As the label is all Greek, let me start by deconstructing it to the best of my ability. Paleokerisio is the name of the wine, and it is produced by Ktima Glinavos, where ktima means estate. It is a mere 10.5% ABV, and comes in a crown-capped 50cl bottle (which is a pain to stack in a wine fridge as the bottles teeter worryingly on top of each other due to the barrelling in the shape). Merchants seem to interpret the “19” in the lot number as the vintage indication, and I’m sure that is correct, but formally speaking this is a non-vintage wine.
The wine is designated PGI Ionnina, and thus comes from a mountainous region in north-west Greece. The region does not extend as far west as the coast, but has Albania to the north, and the Greek regions of Macedonia and Thessaly to the east. It is around 100km north to south, and 75km east to west, and thus has a wide range of growing conditions. Sadly, I do not know which part this particular wine comes from.
It is made from 97% Debina, and 3% Vlachiko, which are both varieties local to the region. Debina is a green grape, and Vlachiko red.
The name Paleokerisio means “like the old times”, which is the first hint at why you might find this wine is particularly interesting – it is made in the old style of the region. This means the grapes are fermented on their skins, and the wine is semi-dry and semi-sparkling. But the viticulture is not organic, and the second fermentation is in tank, so its production is maybe not quite as old-style as you might think. Nevertheless, it is interesting and, more-importantly, delicious. Yes, it’s an orange wine, though the small percentage of red grapes seems to give the amber colour a ruddy tinge.

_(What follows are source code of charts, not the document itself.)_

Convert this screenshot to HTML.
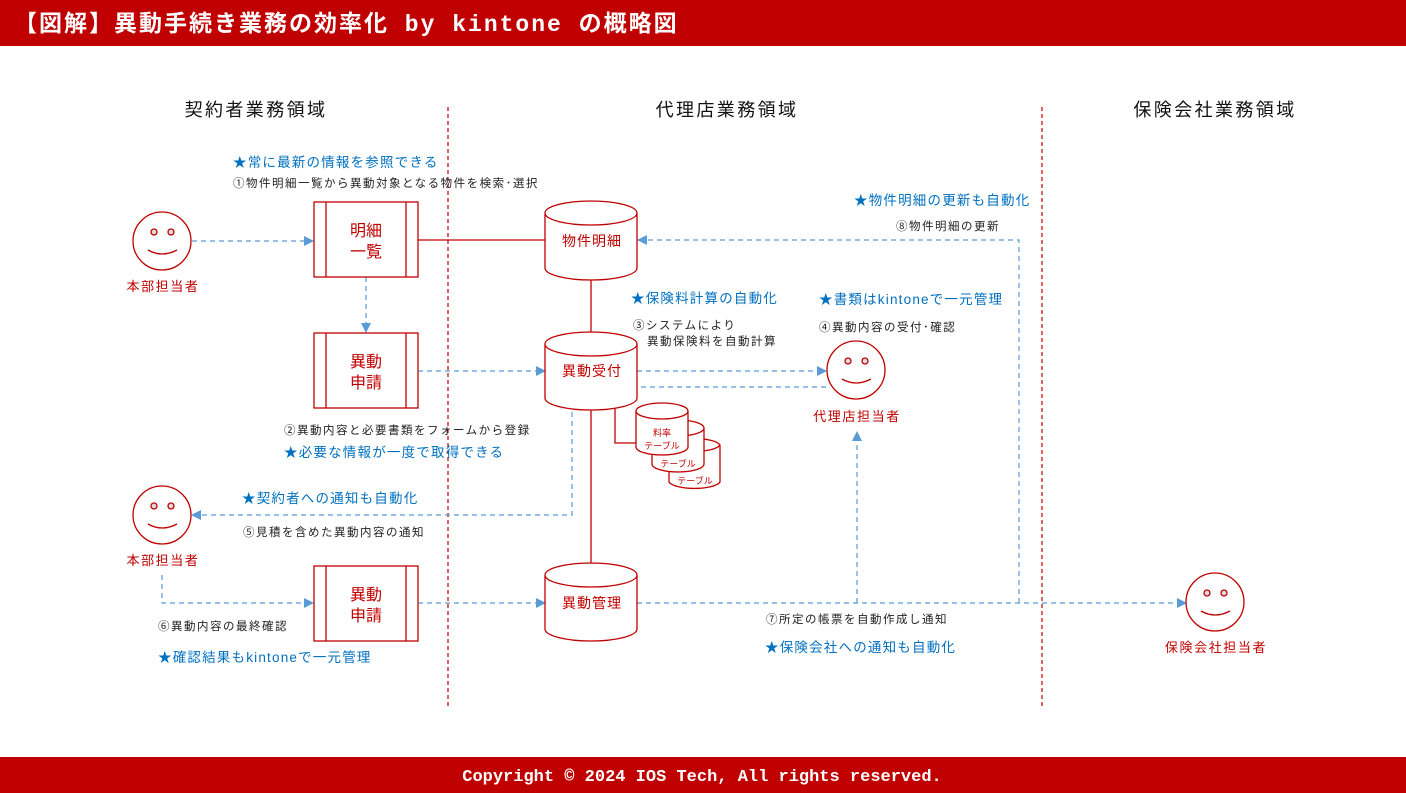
<!DOCTYPE html>
<html><head><meta charset="utf-8"><style>
html,body{margin:0;padding:0;background:#fff}
svg{display:block}
text{font-family:"Liberation Sans","Noto Sans CJK JP",sans-serif}
.r{fill:#c00000}.b{fill:#0070c0}.k{fill:#222}
</style></head><body>
<svg width="1406" height="793" viewBox="0 0 1406 793" xmlns="http://www.w3.org/2000/svg">
<defs>
<marker id="a" markerWidth="10" markerHeight="10" refX="9" refY="5" orient="auto" markerUnits="userSpaceOnUse"><path d="M0,0 L10,5 L0,10 z" fill="#5b9bd5"/></marker>
</defs>
<rect x="0" y="0" width="1406" height="46" fill="#c00000"/>
<text x="14" y="31" fill="#fff" font-size="23" font-weight="bold" letter-spacing="2" style="font-family:'Liberation Mono','Noto Sans CJK JP',monospace">【図解】異動手続き業務の効率化 by kintone の概略図</text>
<rect x="0" y="757" width="1406" height="36" fill="#c00000"/>
<text x="702" y="781" fill="#fff" font-size="17" font-weight="bold" text-anchor="middle" style="font-family:'Liberation Mono',monospace">Copyright © 2024 IOS Tech, All rights reserved.</text>

<g font-size="18" fill="#111" text-anchor="middle" letter-spacing="2.4">
<text x="256" y="116">契約者業務領域</text>
<text x="727" y="116">代理店業務領域</text>
<text x="1215" y="116">保険会社業務領域</text>
</g>
<g stroke="#c00000" stroke-width="1.2" stroke-dasharray="4,3">
<line x1="448" y1="107" x2="448" y2="706"/>
<line x1="1042" y1="107" x2="1042" y2="706"/>
</g>

<g stroke="#c00000" stroke-width="1.3" fill="none">
<line x1="418" y1="240" x2="545" y2="240"/>
<line x1="591" y1="280" x2="591" y2="332"/>
<line x1="591" y1="410" x2="591" y2="563"/>
<polyline points="615,408 615,443 636,443"/>
</g>

<g stroke="#5b9bd5" stroke-width="1.2" stroke-dasharray="5,4" fill="none">
<line x1="192" y1="241" x2="313" y2="241" marker-end="url(#a)"/>
<line x1="366" y1="277" x2="366" y2="332" marker-end="url(#a)"/>
<line x1="418" y1="371" x2="545" y2="371" marker-end="url(#a)"/>
<line x1="637" y1="371" x2="826" y2="371" marker-end="url(#a)"/>
<polyline points="826,387 572,387 572,515 192,515" marker-end="url(#a)"/>
<polyline points="162,575 162,603 313,603" marker-end="url(#a)"/>
<line x1="418" y1="603" x2="545" y2="603" marker-end="url(#a)"/>
<line x1="637" y1="603" x2="1186" y2="603" marker-end="url(#a)"/>
<line x1="857" y1="603" x2="857" y2="432" marker-end="url(#a)"/>
<polyline points="1019,603 1019,240 638,240" marker-end="url(#a)"/>
</g>

<g stroke="#c00000" stroke-width="1.3" fill="#fff">
<g transform="translate(162,241)"><circle r="29"/><circle cx="-8" cy="-9" r="3" fill="#ddd"/><circle cx="9" cy="-9" r="3" fill="#ddd"/><path d="M-14,9 Q0,17 15,9" fill="none"/></g>
<g transform="translate(856,370)"><circle r="29"/><circle cx="-8" cy="-9" r="3" fill="#ddd"/><circle cx="9" cy="-9" r="3" fill="#ddd"/><path d="M-14,9 Q0,17 15,9" fill="none"/></g>
<g transform="translate(162,515)"><circle r="29"/><circle cx="-8" cy="-9" r="3" fill="#ddd"/><circle cx="9" cy="-9" r="3" fill="#ddd"/><path d="M-14,9 Q0,17 15,9" fill="none"/></g>
<g transform="translate(1215,602)"><circle r="29"/><circle cx="-8" cy="-9" r="3" fill="#ddd"/><circle cx="9" cy="-9" r="3" fill="#ddd"/><path d="M-14,9 Q0,17 15,9" fill="none"/></g>
</g>
<g font-size="13" class="r" text-anchor="middle" letter-spacing="1.6">
<text x="163" y="291">本部担当者</text>
<text x="857" y="421">代理店担当者</text>
<text x="163" y="565">本部担当者</text>
<text x="1216" y="652">保険会社担当者</text>
</g>

<g stroke="#c00000" stroke-width="1.3" fill="#fff">
<rect x="314" y="202" width="104" height="75"/><line x1="326" y1="202" x2="326" y2="277"/><line x1="406" y1="202" x2="406" y2="277"/>
<rect x="314" y="333" width="104" height="75"/><line x1="326" y1="333" x2="326" y2="408"/><line x1="406" y1="333" x2="406" y2="408"/>
<rect x="314" y="566" width="104" height="75"/><line x1="326" y1="566" x2="326" y2="641"/><line x1="406" y1="566" x2="406" y2="641"/>
</g>
<g font-size="16" class="r" text-anchor="middle">
<text x="366" y="236">明細</text><text x="366" y="257">一覧</text>
<text x="366" y="367">異動</text><text x="366" y="388">申請</text>
<text x="366" y="600">異動</text><text x="366" y="621">申請</text>
</g>

<g stroke="#c00000" stroke-width="1.3" fill="#fff">
<path d="M545,213 L545,268 A46,12 0 0 0 637,268 L637,213 A46,12 0 0 0 545,213 A46,12 0 0 0 637,213"/>
<path d="M545,344 L545,398 A46,12 0 0 0 637,398 L637,344 A46,12 0 0 0 545,344 A46,12 0 0 0 637,344"/>
<path d="M545,575 L545,629 A46,12 0 0 0 637,629 L637,575 A46,12 0 0 0 545,575 A46,12 0 0 0 637,575"/>
<path d="M669,445 L669,482 A26,8 0 0 0 720,482 L720,445 A26,8 0 0 0 669,445 A26,8 0 0 0 720,445"/>
<path d="M652,428 L652,464 A26,8 0 0 0 704,464 L704,428 A26,8 0 0 0 652,428 A26,8 0 0 0 704,428"/>
<path d="M636,411 L636,447 A26,8 0 0 0 688,447 L688,411 A26,8 0 0 0 636,411 A26,8 0 0 0 688,411"/>
</g>
<g font-size="14" class="r" text-anchor="middle" letter-spacing="1">
<text x="592" y="246">物件明細</text>
<text x="592" y="376">異動受付</text>
<text x="592" y="608">異動管理</text>
</g>
<g font-size="9" class="r" text-anchor="middle">
<text x="662" y="436">料率</text><text x="662" y="449">テーブル</text>
<text x="678" y="467">テーブル</text>
<text x="695" y="484">テーブル</text>
</g>

<g font-size="13.5" class="b" letter-spacing="1.2">
<text x="233" y="167">★常に最新の情報を参照できる</text>
<text x="854" y="205">★物件明細の更新も自動化</text>
<text x="631" y="303">★保険料計算の自動化</text>
<text x="819" y="304">★書類はkintoneで一元管理</text>
<text x="284" y="457">★必要な情報が一度で取得できる</text>
<text x="242" y="503">★契約者への通知も自動化</text>
<text x="158" y="662">★確認結果もkintoneで一元管理</text>
<text x="765" y="652">★保険会社への通知も自動化</text>
</g>
<g font-size="11.5" class="k" letter-spacing="1.5">
<text x="233" y="187">①物件明細一覧から異動対象となる物件を検索･選択</text>
<text x="896" y="230">⑧物件明細の更新</text>
<text x="633" y="329">③システムにより</text>
<text x="647" y="345">異動保険料を自動計算</text>
<text x="819" y="331">④異動内容の受付･確認</text>
<text x="284" y="434">②異動内容と必要書類をフォームから登録</text>
<text x="243" y="536">⑤見積を含めた異動内容の通知</text>
<text x="158" y="630">⑥異動内容の最終確認</text>
<text x="766" y="623">⑦所定の帳票を自動作成し通知</text>
</g>
</svg>
</body></html>
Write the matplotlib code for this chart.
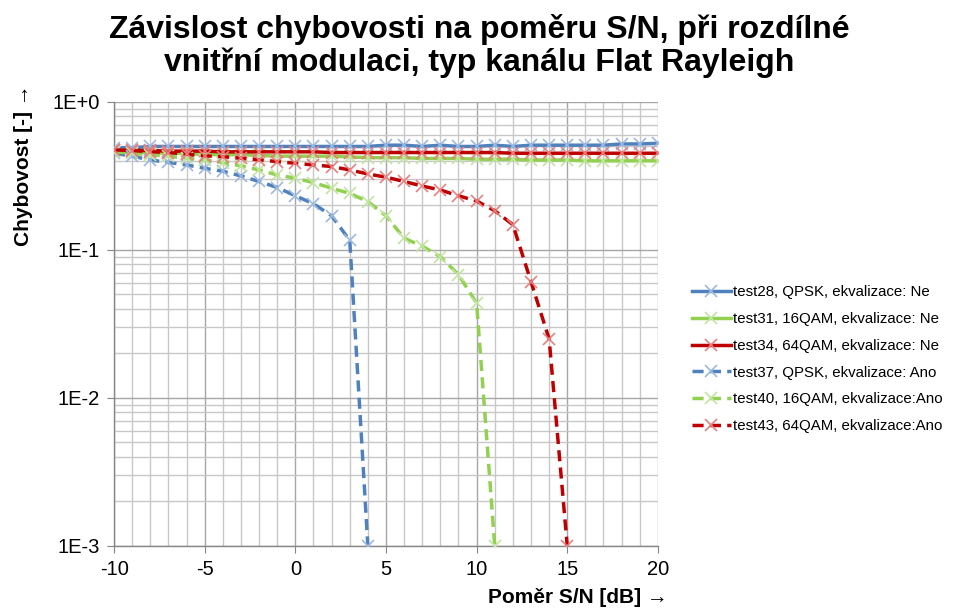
import numpy as np
import matplotlib.pyplot as plt
from matplotlib.ticker import MultipleLocator, LogLocator, NullFormatter

plt.rcParams['font.family'] = ['Liberation Sans', 'DejaVu Sans']
plt.rcParams['axes.unicode_minus'] = False

# S/N osa [dB]
snr = np.arange(-10, 21)
snr_37 = np.arange(-10, 5)
snr_40 = np.arange(-10, 12)
snr_43 = np.arange(-10, 16)

# bez ekvalizace
ber_28 = [0.49, 0.49, 0.50, 0.50, 0.50, 0.50, 0.50, 0.50, 0.50, 0.50, 0.50,
          0.50, 0.50, 0.50, 0.50, 0.51, 0.51, 0.50, 0.51, 0.50, 0.50, 0.51,
          0.50, 0.51, 0.51, 0.51, 0.51, 0.51, 0.52, 0.52, 0.525]
ber_31 = [0.46, 0.46, 0.455, 0.45, 0.45, 0.44, 0.44, 0.44, 0.435, 0.43, 0.43,
          0.43, 0.43, 0.425, 0.42, 0.42, 0.42, 0.415, 0.415, 0.415, 0.41, 0.41,
          0.41, 0.405, 0.405, 0.405, 0.40, 0.40, 0.40, 0.40, 0.40]
ber_34 = [0.47, 0.47, 0.47, 0.465, 0.465, 0.465, 0.46, 0.46, 0.46, 0.46, 0.46,
          0.46, 0.455, 0.455, 0.455, 0.455, 0.455, 0.455, 0.455, 0.455, 0.455,
          0.455, 0.45, 0.45, 0.45, 0.45, 0.45, 0.45, 0.45, 0.45, 0.45]

# s ekvalizaci
ber_37 = [0.45, 0.43, 0.405, 0.39, 0.375, 0.356, 0.34, 0.316, 0.29, 0.264,
          0.232, 0.205, 0.17, 0.116, 0.001]
ber_40 = [0.46, 0.45, 0.44, 0.43, 0.416, 0.406, 0.389, 0.37, 0.347, 0.321,
          0.305, 0.285, 0.261, 0.241, 0.212, 0.17, 0.12, 0.106, 0.09, 0.068,
          0.0436, 0.001]
ber_43 = [0.474, 0.469, 0.461, 0.455, 0.443, 0.432, 0.427, 0.416, 0.406, 0.395,
          0.385, 0.375, 0.366, 0.347, 0.326, 0.31, 0.29, 0.27, 0.254, 0.232,
          0.214, 0.184, 0.148, 0.061, 0.025, 0.001]

labels = ['test28, QPSK, ekvalizace: Ne',
          'test31, 16QAM, ekvalizace: Ne',
          'test34, 64QAM, ekvalizace: Ne',
          'test37, QPSK, ekvalizace: Ano',
          'test40, 16QAM, ekvalizace:Ano',
          'test43, 64QAM, ekvalizace:Ano']

blue, green, red = '#4F81BD', '#92D050', '#C00000'
blue_m, green_m, red_m = '#9DB9E0', '#C2E6A0', '#E88080'

series = [
    (snr, ber_28, blue, blue_m, '-'),
    (snr, ber_31, green, green_m, '-'),
    (snr, ber_34, red, red_m, '-'),
    (snr_37, ber_37, blue, blue_m, '--'),
    (snr_40, ber_40, green, green_m, '--'),
    (snr_43, ber_43, red, red_m, '--'),
]

fig = plt.figure(figsize=(9.59, 6.14), dpi=100)
ax = fig.add_axes([0.119, 0.111, 0.567, 0.723])

for (x, y, c, mc, ls), lab in zip(series, labels):
    ax.plot(x, y, linestyle=ls, color=c, linewidth=2.5,
            dashes=(3.2, 1.8) if ls == '--' else (None, None),
            marker='x', markersize=8.5, markeredgewidth=1.2,
            markeredgecolor=mc, label=lab, zorder=3)

ax.set_yscale('log')
ax.set_xlim(-10, 20)
ax.set_ylim(1e-3, 1)
ax.set_yticks([1, 0.1, 0.01, 0.001])
ax.set_yticklabels(['1E+0', '1E-1', '1E-2', '1E-3'])
ax.yaxis.set_minor_locator(LogLocator(base=10, subs=np.arange(2, 10)))
ax.yaxis.set_minor_formatter(NullFormatter())
ax.xaxis.set_major_locator(MultipleLocator(5))
ax.xaxis.set_minor_locator(MultipleLocator(1))

ax.grid(True, which='major', color='#A6A6A6', linewidth=1.0)
ax.grid(True, which='minor', color='#C8C8C8', linewidth=1.0)
ax.set_axisbelow(True)

for s in ['top', 'right']:
    ax.spines[s].set_visible(False)
for s in ['left', 'bottom']:
    ax.spines[s].set_color('#868686')
    ax.spines[s].set_linewidth(1.0)

ax.tick_params(which='major', length=5, color='#868686', labelsize=14.5, pad=5)
ax.tick_params(which='minor', length=0)

fig.text(0.5, 0.925, 'Závislost chybovosti na poměru S/N, při rozdílné\n'
         'vnitřní modulaci, typ kanálu Flat Rayleigh',
         ha='center', va='center', fontsize=23, fontweight='bold',
         linespacing=1.08)
fig.text(0.696, 0.012, 'Poměr S/N [dB] →', ha='right', va='bottom',
         fontsize=15, fontweight='bold')
fig.text(0.024, 0.862, 'Chybovost [-] →', ha='center', va='top',
         rotation=90, fontsize=15, fontweight='bold')

fig.legend(loc='upper left', bbox_to_anchor=(0.715, 0.545), frameon=False,
           fontsize=10.8, handlelength=2.6, handletextpad=0.15,
           labelspacing=0.85, borderaxespad=0)

fig.savefig('out.png', dpi=100)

I’d describe the colour as a deep ruddy-amber, or a palish ruddy-brown. The nose is not intense, but has some of that phenolic character you tend to get on orange wines. It is very slightly sparkling, off-dry, has highish acidity, and a slight astringency and bitterness. I repeat: it’s delicious. The sharpness, astringency and bitterness adds a refreshing edge to the wine, but is nicely balanced by its slight sweetness *****
Generally I like orange wines at cellar temperature, but I think this one benefits from being properly fridge-cold. It is great to drink by itself, and also with food from the eastern Mediterranean, from Greece to the Middle-East, or even with spicier Indian food. Yes, I know that is a pretty broad brush, but I think the wine is very flexible. As I see it, the main exceptions are that it would not work so well as an aperitif, nor with very delicate fish dishes, or dark meats in a heavy sauce.
If you are interested in buying some, I suggest you google “Glinavos Paleokerisio”, and expect to pay £12-14 for the 50cl bottle. I got my last lot as a case from Pure Wines, for £12.50 each. Prior to that I used Wine and Greene, but the last time I looked they no longer had it in stock. If you make my suggested search, you will also find Julia Harding’s review of the wine, which I only noticed after I writing my tasting note. I was pleased to see that she too was enthusiastic about it, but we differ on the ideal serving temperature.
In addition to the label and my palate, information for this post came from merchants’ websites, The Wines of Greece by Konstantinos Lazarakis (also recommended), and Google Maps.